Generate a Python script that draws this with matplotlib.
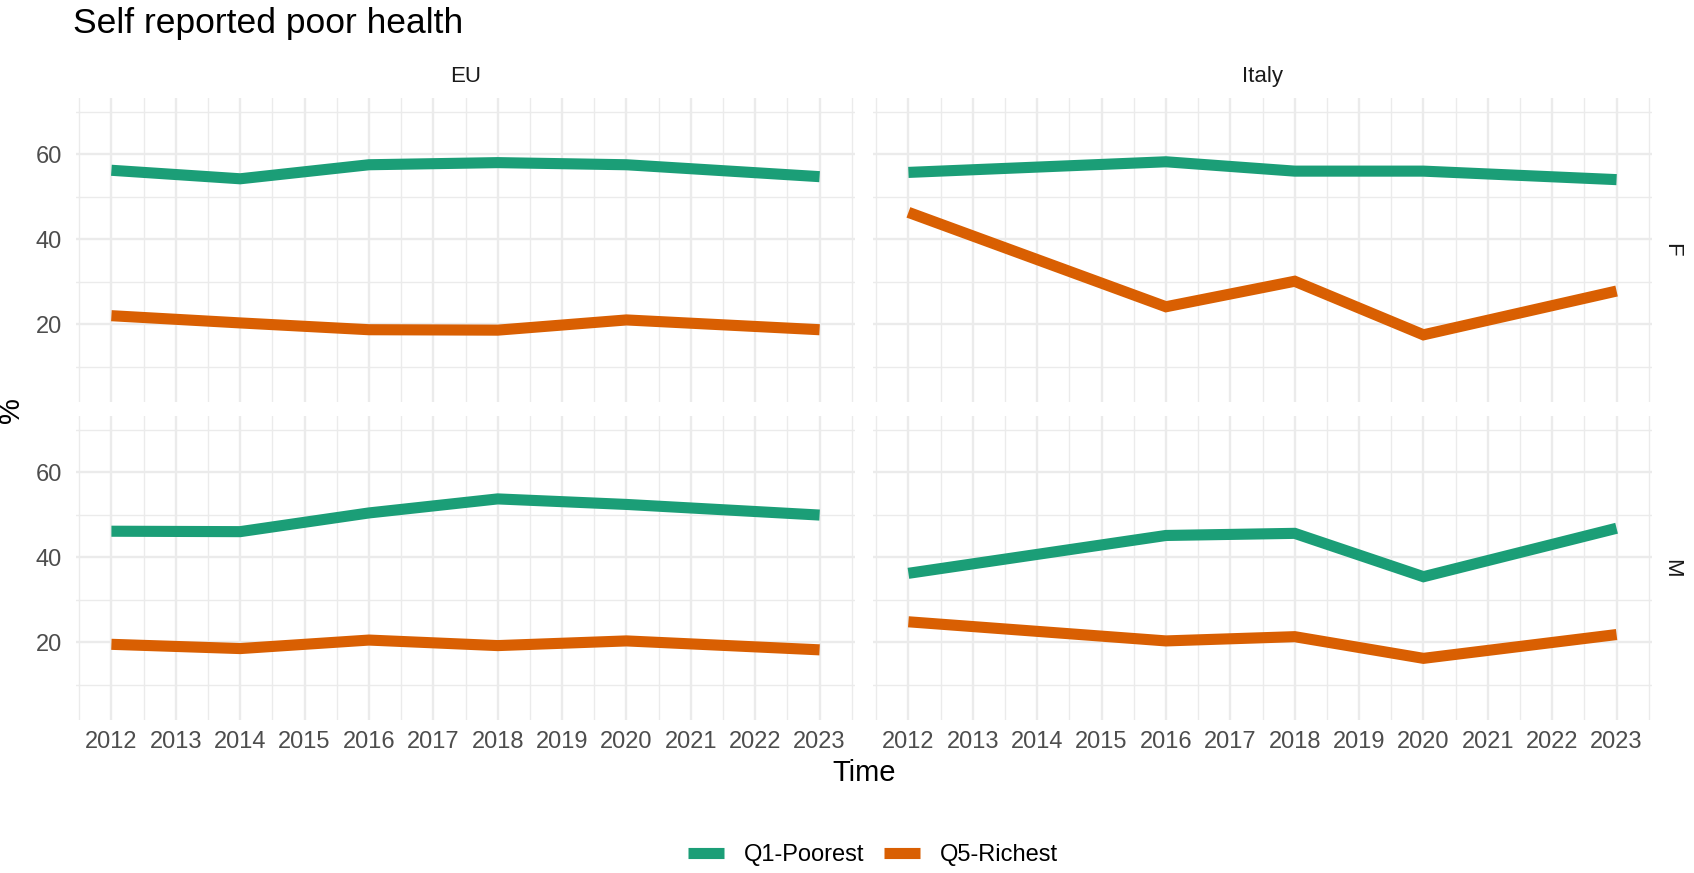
import numpy as np
import matplotlib
matplotlib.use("Agg")
import matplotlib.pyplot as plt
from matplotlib.lines import Line2D

plt.rcParams['font.family'] = ['Liberation Sans', 'DejaVu Sans']

# Data (%)
eu_years = [2012, 2014, 2016, 2018, 2020, 2023]
it_years = [2012, 2016, 2018, 2020, 2023]

eu_f_q1 = [56.2, 54.2, 57.5, 58.0, 57.5, 54.7]
eu_f_q5 = [22.0, 20.3, 18.7, 18.6, 21.0, 18.7]
eu_m_q1 = [46.1, 46.0, 50.4, 53.7, 52.4, 49.9]
eu_m_q5 = [19.5, 18.5, 20.5, 19.2, 20.3, 18.2]

it_f_q1 = [55.7, 58.2, 56.0, 56.0, 54.0]
it_f_q5 = [46.3, 24.1, 30.1, 17.5, 27.8]
it_m_q1 = [36.2, 45.1, 45.6, 35.4, 46.8]
it_m_q5 = [24.8, 20.3, 21.3, 16.2, 21.8]

groups = ['Q1-Poorest', 'Q5-Richest']
colors = ['#1B9E77', '#D95F02']
countries = ['EU', 'Italy']
sexes = ['F', 'M']

panels = {
    ('EU', 'F'): (eu_years, [eu_f_q1, eu_f_q5]),
    ('Italy', 'F'): (it_years, [it_f_q1, it_f_q5]),
    ('EU', 'M'): (eu_years, [eu_m_q1, eu_m_q5]),
    ('Italy', 'M'): (it_years, [it_m_q1, it_m_q5]),
}

W, H = 1694, 873
fig = plt.figure(figsize=(W / 100, H / 100), dpi=100)

col_x = {'EU': 76, 'Italy': 873}
row_y = {'F': 98, 'M': 416}
pw, ph = 779, 304

grid_col = '#EBEBEB'
tick_col = '#4D4D4D'
all_years = list(range(2012, 2024))

for (country, sex), (yrs, series) in panels.items():
    x0, y0 = col_x[country], row_y[sex]
    ax = fig.add_axes([x0 / W, 1 - (y0 + ph) / H, pw / W, ph / H])
    ax.set_xlim(2011.45, 2023.55)
    ax.set_ylim(1.7, 73.2)
    ax.set_xticks(all_years)
    ax.set_xticks([y + 0.5 for y in range(2011, 2024)], minor=True)
    ax.set_yticks([20, 40, 60])
    ax.set_yticks([10, 30, 50, 70], minor=True)
    ax.grid(which='major', color=grid_col, lw=1.7)
    ax.grid(which='minor', color=grid_col, lw=1.0)
    ax.set_axisbelow(True)
    for s in ax.spines.values():
        s.set_visible(False)
    ax.tick_params(which='both', length=0, labelsize=17, labelcolor=tick_col)
    ax.tick_params(axis='x', pad=8)
    ax.tick_params(axis='y', pad=10)
    if sex == 'F':
        ax.set_xticklabels([])
    if country == 'Italy':
        ax.set_yticklabels([])
    for vals, c in zip(series, colors):
        ax.plot(yrs, vals, color=c, lw=8, solid_capstyle='butt', solid_joinstyle='miter')
    if sex == 'F':
        ax.text(0.5, 1 + 21 / ph, country, transform=ax.transAxes, ha='center',
                va='center', fontsize=16, color='#1A1A1A')
    if country == 'Italy':
        ax.text(1 + 20 / pw, 0.5, sex, transform=ax.transAxes, ha='center',
                va='center', fontsize=16, color='#1A1A1A', rotation=-90)

fig.text(73 / W, 1 - 23 / H, 'Self reported poor health', fontsize=25.5,
         ha='left', va='center')
fig.text(864 / W, 1 - 773 / H, 'Time', fontsize=21, ha='center', va='center')
fig.text(11 / W, 1 - 410 / H, '%', fontsize=21, ha='center', va='center', rotation=90)

handles = [Line2D([], [], color=c, lw=8, solid_capstyle='butt') for c in colors]
fig.legend(handles, groups, loc='center', bbox_to_anchor=(873 / W, 1 - 855 / H),
           ncol=2, frameon=False, fontsize=17, handlelength=1.5,
           columnspacing=0.87, handletextpad=0.83)

fig.savefig('out.png', dpi=100)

- - - -

**TASK**
Except for the pictures, copy the material above exactly.

**COMPLETE RESPONSE**
Generate a Python script that draws this with matplotlib.
import numpy as np
import matplotlib
matplotlib.use("Agg")
import matplotlib.pyplot as plt
from matplotlib.lines import Line2D

plt.rcParams['font.family'] = ['Liberation Sans', 'DejaVu Sans']

# Data (%)
eu_years = [2012, 2014, 2016, 2018, 2020, 2023]
it_years = [2012, 2016, 2018, 2020, 2023]

eu_f_q1 = [56.2, 54.2, 57.5, 58.0, 57.5, 54.7]
eu_f_q5 = [22.0, 20.3, 18.7, 18.6, 21.0, 18.7]
eu_m_q1 = [46.1, 46.0, 50.4, 53.7, 52.4, 49.9]
eu_m_q5 = [19.5, 18.5, 20.5, 19.2, 20.3, 18.2]

it_f_q1 = [55.7, 58.2, 56.0, 56.0, 54.0]
it_f_q5 = [46.3, 24.1, 30.1, 17.5, 27.8]
it_m_q1 = [36.2, 45.1, 45.6, 35.4, 46.8]
it_m_q5 = [24.8, 20.3, 21.3, 16.2, 21.8]

groups = ['Q1-Poorest', 'Q5-Richest']
colors = ['#1B9E77', '#D95F02']
countries = ['EU', 'Italy']
sexes = ['F', 'M']

panels = {
    ('EU', 'F'): (eu_years, [eu_f_q1, eu_f_q5]),
    ('Italy', 'F'): (it_years, [it_f_q1, it_f_q5]),
    ('EU', 'M'): (eu_years, [eu_m_q1, eu_m_q5]),
    ('Italy', 'M'): (it_years, [it_m_q1, it_m_q5]),
}

W, H = 1694, 873
fig = plt.figure(figsize=(W / 100, H / 100), dpi=100)

col_x = {'EU': 76, 'Italy': 873}
row_y = {'F': 98, 'M': 416}
pw, ph = 779, 304

grid_col = '#EBEBEB'
tick_col = '#4D4D4D'
all_years = list(range(2012, 2024))

for (country, sex), (yrs, series) in panels.items():
    x0, y0 = col_x[country], row_y[sex]
    ax = fig.add_axes([x0 / W, 1 - (y0 + ph) / H, pw / W, ph / H])
    ax.set_xlim(2011.45, 2023.55)
    ax.set_ylim(1.7, 73.2)
    ax.set_xticks(all_years)
    ax.set_xticks([y + 0.5 for y in range(2011, 2024)], minor=True)
    ax.set_yticks([20, 40, 60])
    ax.set_yticks([10, 30, 50, 70], minor=True)
    ax.grid(which='major', color=grid_col, lw=1.7)
    ax.grid(which='minor', color=grid_col, lw=1.0)
    ax.set_axisbelow(True)
    for s in ax.spines.values():
        s.set_visible(False)
    ax.tick_params(which='both', length=0, labelsize=17, labelcolor=tick_col)
    ax.tick_params(axis='x', pad=8)
    ax.tick_params(axis='y', pad=10)
    if sex == 'F':
        ax.set_xticklabels([])
    if country == 'Italy':
        ax.set_yticklabels([])
    for vals, c in zip(series, colors):
        ax.plot(yrs, vals, color=c, lw=8, solid_capstyle='butt', solid_joinstyle='miter')
    if sex == 'F':
        ax.text(0.5, 1 + 21 / ph, country, transform=ax.transAxes, ha='center',
                va='center', fontsize=16, color='#1A1A1A')
    if country == 'Italy':
        ax.text(1 + 20 / pw, 0.5, sex, transform=ax.transAxes, ha='center',
                va='center', fontsize=16, color='#1A1A1A', rotation=-90)

fig.text(73 / W, 1 - 23 / H, 'Self reported poor health', fontsize=25.5,
         ha='left', va='center')
fig.text(864 / W, 1 - 773 / H, 'Time', fontsize=21, ha='center', va='center')
fig.text(11 / W, 1 - 410 / H, '%', fontsize=21, ha='center', va='center', rotation=90)

handles = [Line2D([], [], color=c, lw=8, solid_capstyle='butt') for c in colors]
fig.legend(handles, groups, loc='center', bbox_to_anchor=(873 / W, 1 - 855 / H),
           ncol=2, frameon=False, fontsize=17, handlelength=1.5,
           columnspacing=0.87, handletextpad=0.83)

fig.savefig('out.png', dpi=100)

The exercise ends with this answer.